Quantum-Enabled Probabilistic Optimal Power Flow with Built-in Differential Privacy

Abstract

Quantum computing has been regarded as a promising approach to accelerate power system optimization. However, challenges such as limited qubits and inherent noise hinder their widespread adoption in power systems. In this paper, we propose a qubit-efficient framework for solving a crucial power system optimization problem, the probabilistic optimal power flow (POPF). We demonstrate that quantum noise, traditionally viewed as a drawback, can in fact be leveraged to provide a built-in differential privacy (DP) guarantee.
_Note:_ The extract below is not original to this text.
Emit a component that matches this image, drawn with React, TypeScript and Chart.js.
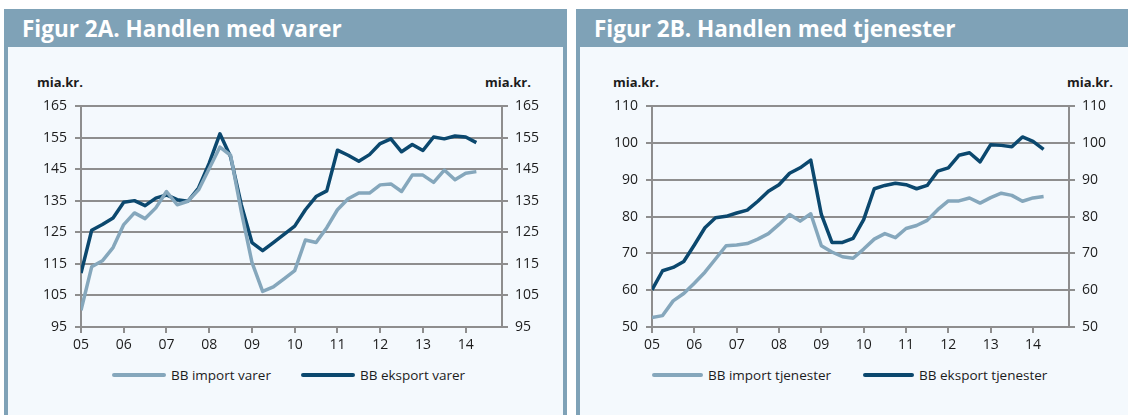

Specifically, we first linearize POPF into a multi-parametric linear program (MP-LP) with renewable uncertainties being the parameters. This decomposes the parameter space into critical regions with precomputed solution maps. Second, a variational quantum circuit (VQC) classifies the critical region based on each uncertainty realization and then recovers the final solution. In this way, the required qubits scale with the uncertain parameters instead of the network size, with only 5 qubits versus 600+ for direct quantum OPF in a 69-bus system. Moreover, we prove the depolarizing noise of VQC provides DP guarantees and characterize the privacy-cost tradeoff. Case studies validate the proposed VQC achieves 2.1$\times$ smaller privacy budgets compared to its classical counterpart. At matched privacy levels, the VQC also maintains lower infeasibility and prediction error.